Safran will discuss his memoir, “Free Spirit: Growing Up on the Road and Off the Grid.” Following his talk, a reception and book signing will be held across the street at the library.
Safran was born to a coven of lesbian witches in a Haight-Ashbury commune. He spent part of his formative years in northwest Washington. His book recounts his childhood hitchhiking, and surviving the elements and a violent alcoholic stepfather before finally finding his way to law school and becoming an Orthodox Jew.
In “Free Spirit,” he writes:
“The Stanwood Library opened its doors to me without question. The patient librarians didn't care about my frayed clothes and never questioned my determination to spend every waking hour under their roof. Mercifully warm and clean, the library was a shelter from the rain and the echoes of my mother screaming in the night. I washed my face in the clean white sink and took refuge in books about the Talmud, the Golem of Prague, and Israel.”
Publishers Weekly hailed “Free Spirit” as a “beautiful, powerful memoir . . . reminiscent of David Sedaris’s and Augusten Burroughs’s best work: introspective, hilarious, and heartbreaking.”
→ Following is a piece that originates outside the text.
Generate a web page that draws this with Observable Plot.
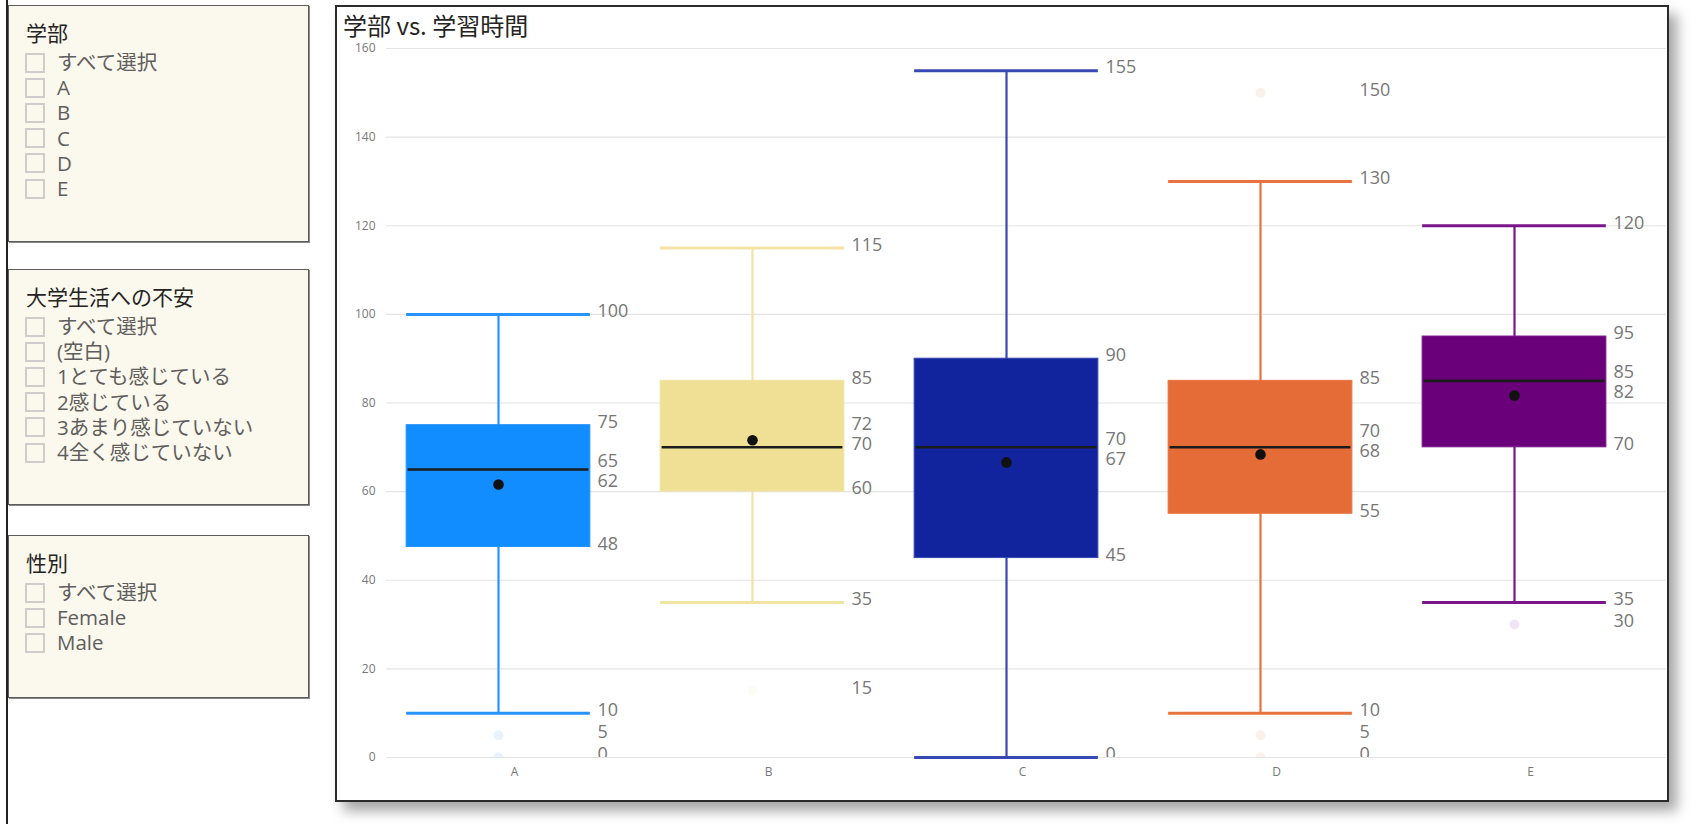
<!DOCTYPE html>
<html>
<head>
<meta charset="utf-8">
<script src="https://cdn.jsdelivr.net/npm/d3@7"></script>
<script src="https://cdn.jsdelivr.net/npm/@observablehq/plot@0.6"></script>
<style>
  html, body { margin: 0; padding: 0; background: #fff; }
  body { width: 1702px; height: 824px; position: relative; overflow: hidden;
         font-family: "Open Sans", "Noto Sans CJK JP", sans-serif; }
  .vline { position: absolute; left: 6px; top: 0; width: 2px; height: 824px; background: #222; }
  .panel { position: absolute; left: 8px; width: 301px; background: #FBF8EE;
           border: 1px solid #5c5c5c; box-shadow: 1px 1px 0 #888; box-sizing: border-box; }
  .panel h3 { position: absolute; left: 17px; top: 13px; margin: 0; height: 26px; line-height: 26px;
              font-size: 21px; font-weight: normal; color: #252423; white-space: nowrap;
              font-family: "Noto Sans CJK JP", sans-serif; }
  .panel ul { position: absolute; left: 16px; top: 44px; margin: 0; padding: 0; list-style: none; }
  .panel li { height: 25.2px; line-height: 25.2px; font-size: 20.5px; color: #605E5C; white-space: nowrap;
              display: flex; align-items: center; }
  .panel li .cb { width: 20px; height: 20px; box-sizing: border-box; border: 2px solid #CFCDCB;
                  margin-right: 12px; flex: none; }
  .card { position: absolute; left: 335px; top: 5px; width: 1334px; height: 797px; box-sizing: border-box;
          border: 2px solid #2b2b2b; background: #fff; box-shadow: 8px 9px 12px rgba(0,0,0,0.35); }
  .title { position: absolute; left: 343px; top: 11px; height: 28px; line-height: 28px; font-size: 24px;
           color: #252423; white-space: nowrap; font-family: "Noto Sans CJK JP", sans-serif; }
  #chart { position: absolute; left: 336px; top: 30px; }
</style>
</head>
<body>
<div class="vline"></div>
<div class="panel" id="p1" style="top:5px;height:237px;"></div>
<div class="panel" id="p2" style="top:269px;height:236px;"></div>
<div class="panel" id="p3" style="top:535px;height:163px;"></div>
<div class="card"></div>
<div class="title">学部 vs. 学習時間</div>
<div id="chart"></div>
<script>
// ---- slicer contents ----
const slicer1Title = "学部";
const slicer1Items = ["すべて選択", "A", "B", "C", "D", "E"];
const slicer2Title = "大学生活への不安";
const slicer2Items = ["すべて選択", "(空白)", "1とても感じている", "2感じている", "3あまり感じていない", "4全く感じていない"];
const slicer3Title = "性別";
const slicer3Items = ["すべて選択", "Female", "Male"];

// ---- box plot data ----
const depts       = ["A", "B", "C", "D", "E"];
const whiskerLow  = [10, 35, 0, 10, 35];
const q1          = [47.5, 60, 45, 55, 70];
const median      = [65, 70, 70, 70, 85];
const q3          = [75, 85, 90, 85, 95];
const whiskerHigh = [100, 115, 155, 130, 120];
const mean        = [61.6, 71.6, 66.6, 68.4, 81.7];
const outlierDept  = ["A", "A", "B", "D", "D", "D", "E"];
const outlierValue = [5, 0, 15, 150, 5, 0, 30];
const yTicks = [0, 20, 40, 60, 80, 100, 120, 140, 160];

const boxColors  = ["#118DFF", "#F0E096", "#12239E", "#E66C37", "#6B007B"];
const lineColors = ["#2893FF", "#F1E3A2", "#3848B3", "#E8733F", "#7A168A"];

// build slicers
function buildPanel(id, title, items) {
  const p = document.getElementById(id);
  const h = document.createElement("h3"); h.textContent = title; p.appendChild(h);
  const ul = document.createElement("ul");
  for (const it of items) {
    const li = document.createElement("li");
    const cb = document.createElement("span"); cb.className = "cb";
    const tx = document.createElement("span"); tx.textContent = it;
    li.appendChild(cb); li.appendChild(tx); ul.appendChild(li);
  }
  p.appendChild(ul);
}
buildPanel("p1", slicer1Title, slicer1Items);
buildPanel("p2", slicer2Title, slicer2Items);
buildPanel("p3", slicer3Title, slicer3Items);

// tables
const stats = depts.map((d, i) => ({
  dept: d, lo: whiskerLow[i], q1: q1[i], med: median[i], q3: q3[i], hi: whiskerHigh[i], mean: mean[i]
}));
const outliers = outlierDept.map((d, i) => ({dept: d, value: outlierValue[i]}));
const colorOf = d => boxColors[depts.indexOf(d)];
const lineOf = d => lineColors[depts.indexOf(d)];

// data labels with simple collision avoidance (in data units)
const minGap = 4.6;
const labels = [];
for (const s of stats) {
  const arr = [s.hi, s.q3, s.med, s.mean, s.q1, s.lo]
    .concat(outliers.filter(o => o.dept === s.dept).map(o => o.value))
    .map(v => ({dept: s.dept, value: v, pos: v, text: String(Math.round(v))}))
    .sort((a, b) => a.value - b.value);
  for (let k = 1; k < arr.length; k++) {
    if (arr[k].pos - arr[k - 1].pos < minGap) arr[k].pos = arr[k - 1].pos + minGap;
  }
  labels.push(...arr);
}

const W = 1330, H = 770;
const step = 254.25;
const inset = (step - 184) / 2;

const chart = Plot.plot({
  width: W,
  height: H,
  marginLeft: 50,
  marginRight: 0,
  marginTop: 18,
  marginBottom: 43,
  style: {fontFamily: "Open Sans, sans-serif", fontSize: "12px", color: "#777", background: "transparent", overflow: "visible"},
  x: {domain: depts, range: [161 - step / 2, 161 + step * 4.5], padding: 0, axis: null},
  y: {domain: [0, 160], ticks: yTicks, tickSize: 0, tickPadding: 11, label: null},
  color: {domain: depts, range: boxColors},
  marks: [
    Plot.ruleY(yTicks, {stroke: "#E4E4E4", strokeWidth: 1.2}),
    Plot.ruleX(stats, {x: "dept", y1: "lo", y2: "hi", stroke: d => lineOf(d.dept), strokeWidth: 2.2}),
    Plot.tickY(stats, {x: "dept", y: "lo", stroke: d => lineOf(d.dept), strokeWidth: 3, insetLeft: inset, insetRight: inset}),
    Plot.tickY(stats, {x: "dept", y: "hi", stroke: d => lineOf(d.dept), strokeWidth: 3, insetLeft: inset, insetRight: inset}),
    Plot.barY(stats, {x: "dept", y1: "q1", y2: "q3", fill: d => colorOf(d.dept), stroke: d => lineOf(d.dept), strokeWidth: 1, insetLeft: inset, insetRight: inset}),
    Plot.tickY(stats, {x: "dept", y: "med", stroke: "#1b1b1b", strokeWidth: 2.6, insetLeft: inset + 1.5, insetRight: inset + 1.5}),
    Plot.dot(stats, {x: "dept", y: "mean", r: 5.3, fill: "#111", stroke: "none"}),
    Plot.dot(outliers, {x: "dept", y: "value", r: 5, fill: d => colorOf(d.dept), fillOpacity: 0.1, stroke: "none", clip: true}),
    Plot.text(labels, {x: "dept", y: "pos", text: "text", dx: 99, dy: -3, textAnchor: "start", fill: "#777", fontSize: 18, clip: true}),
    Plot.text(depts, {x: d => d, frameAnchor: "bottom", dy: 18, dx: 16, text: d => d, fill: "#777", fontSize: 12})
  ]
});
document.getElementById("chart").appendChild(chart);
</script>
</body>
</html>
In his 2013 Huffington Post blog post, “My Library Card to Redemption,” Safran recaps how the library made a lasting impact on his life.
Safran is a nationally recognized advocate for survivors of domestic abuse and the wrongfully imprisoned. His seven-year legal odyssey to free an incarcerated survivor of domestic violence from prison was featured in the award-winning documentary film “Crime After Crime,” which premiered at the Sundance Film Festival and on the Oprah Winfrey Network.